Readers recall that all World War II era private property claims by United States citizens against Poland were settled by bi-lateral treaty in 1960.  Today, the U.S. Department of State’s Office of Holocaust Issues, the Congressional Caucus on Poland, and the United States Helsinki Commission are pressuring the Polish Government to enact lump-sum compensation for private property on conquered Polish territory despoiled by Nazi Germany and then nationalized by the communists.  Approximately 20% of the private property at issue was owned by Jews; 80% by non-Jews.

99% of the political pressure on the United States Government to bully Poland into paying lump-sum compensation comes from the international Holocaust Industry, with the New York City based conference on Jewish Material Claims Against Germany as the leading pressure group.  The United States Government is calling on Poland to pay $50 billion in compensation for property formerly owned by Jews, and if non-Jewish claimants are compensated at this rate, then the total amounts to $250 billion.  Poland’s GDP in 2011 was approximately $550 billion.

On March 17, 2011 the Polish Government announced that it was suspending work on drafting legislation on lump-sum compensation for World War II era private property claims.  Foreign Minister Radosław Sikorski encouraged claimants to have recourse to the Polish courts.  Each claim, the Foreign Minister observed, is unique, and the courts should make their decisions on a case-by-case basis.  Moreover, Foreign Minister Sikorski reminded us that the time for the United States Government to have helped European Jewry was in 1942, after Jan Karski informed FDR that Nazi Germany was prosecuting the mass murder of Jews on conquered Polish territory.
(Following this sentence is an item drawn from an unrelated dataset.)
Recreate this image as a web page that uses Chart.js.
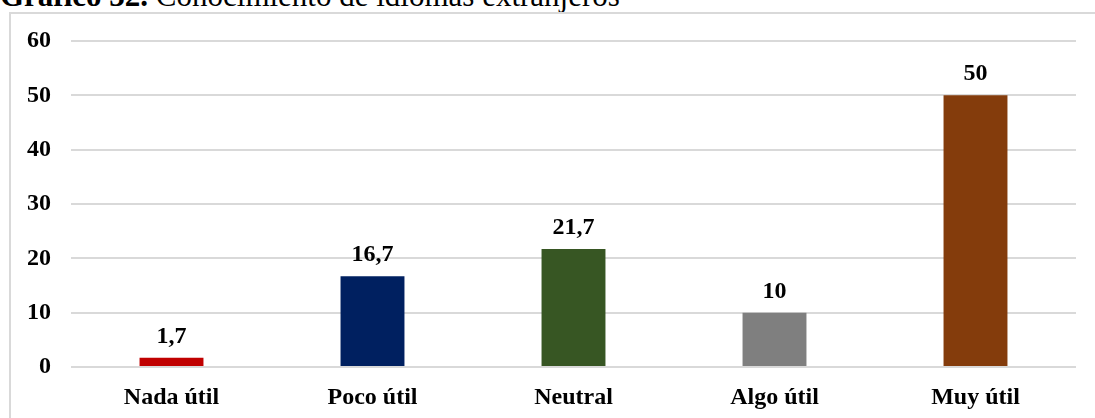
<!DOCTYPE html>
<html lang="es">
<head>
<meta charset="utf-8">
<title>Gráfico 32</title>
<script src="https://cdn.jsdelivr.net/npm/chart.js@4/dist/chart.umd.min.js"></script>
<style>
  html, body { margin: 0; padding: 0; background: #fff; overflow: hidden; }
  body { width: 1095px; height: 418px; position: relative; font-family: 'Liberation Serif', 'Times New Roman', serif; }
  .title { position: absolute; left: 0; top: -20px; font-size: 31px; line-height: 31px; white-space: nowrap; color: #000; }
  .frame { position: absolute; left: 9px; top: 12px; width: 1200px; height: 600px; border: 2px solid #d9d9d9; box-sizing: border-box; }
  #chart { position: absolute; left: 0; top: 0; }
</style>
</head>
<body>
<div class="title"><b>Gráfico 32.</b> Conocimiento de idiomas extranjeros</div>
<div class="frame"></div>
<canvas id="chart" width="1095" height="418"></canvas>
<script>
// Utilidad percibida
const categories = ['Nada útil', 'Poco útil', 'Neutral', 'Algo útil', 'Muy útil'];
const values = [1.7, 16.7, 21.7, 10, 50];
const barColors = ['#c00000', '#002060', '#375623', '#7f7f7f', '#843c0c'];
const yTicks = [0, 10, 20, 30, 40, 50, 60];

const serif = "'Liberation Serif', 'Times New Roman', serif";

// value labels above each bar, decimal comma
const valueLabels = {
    id: 'valueLabels',
    afterDatasetsDraw(chart) {
        const ctx = chart.ctx;
        const meta = chart.getDatasetMeta(0);
        ctx.save();
        ctx.font = `bold 24px ${serif}`;
        ctx.fillStyle = '#000';
        ctx.textAlign = 'center';
        ctx.textBaseline = 'alphabetic';
        meta.data.forEach((bar, i) => {
            const txt = String(values[i]).replace('.', ',');
            ctx.fillText(txt, bar.x, bar.y - 15);
        });
        ctx.restore();
    }
};

new Chart(document.getElementById('chart'), {
    type: 'bar',
    data: {
        labels: categories,
        datasets: [{
            data: values,
            backgroundColor: barColors,
            borderWidth: 0,
            categoryPercentage: 1,
            barPercentage: 0.318
        }]
    },
    options: {
        responsive: false,
        animation: false,
        layout: { padding: { top: 41, right: 19, bottom: 0, left: 0 } },
        plugins: { legend: { display: false }, tooltip: { enabled: false } },
        scales: {
            x: {
                grid: { display: false, drawTicks: false },
                border: { display: false },
                ticks: { color: '#000', font: { family: serif, size: 24, weight: 'bold' }, padding: 16, maxRotation: 0 },
                afterFit(scale) { scale.height = 51; }
            },
            y: {
                min: 0,
                max: 60,
                afterBuildTicks(scale) { scale.ticks = yTicks.map(v => ({ value: v })); },
                grid: { color: '#d9d9d9', lineWidth: 2, drawTicks: false },
                border: { display: false },
                ticks: { color: '#000', font: { family: serif, size: 24, weight: 'bold' }, padding: 20 },
                afterFit(scale) { scale.width = 71; }
            }
        }
    },
    plugins: [valueLabels]
});
</script>
</body>
</html>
Polish Americans should support the Polish Government’s decision of March 17, 2011.  There is growing momentum to enact a Polish American Congress resolution praising the Polish Government for doing what is right and for challenging unwarranted pressure by the United Sates Government on Poland to pay for crimes committed by Nazi Germany and the communists, not by the Polish State (the name of the government of Poland based in London), on conquered Polish territory during World War II.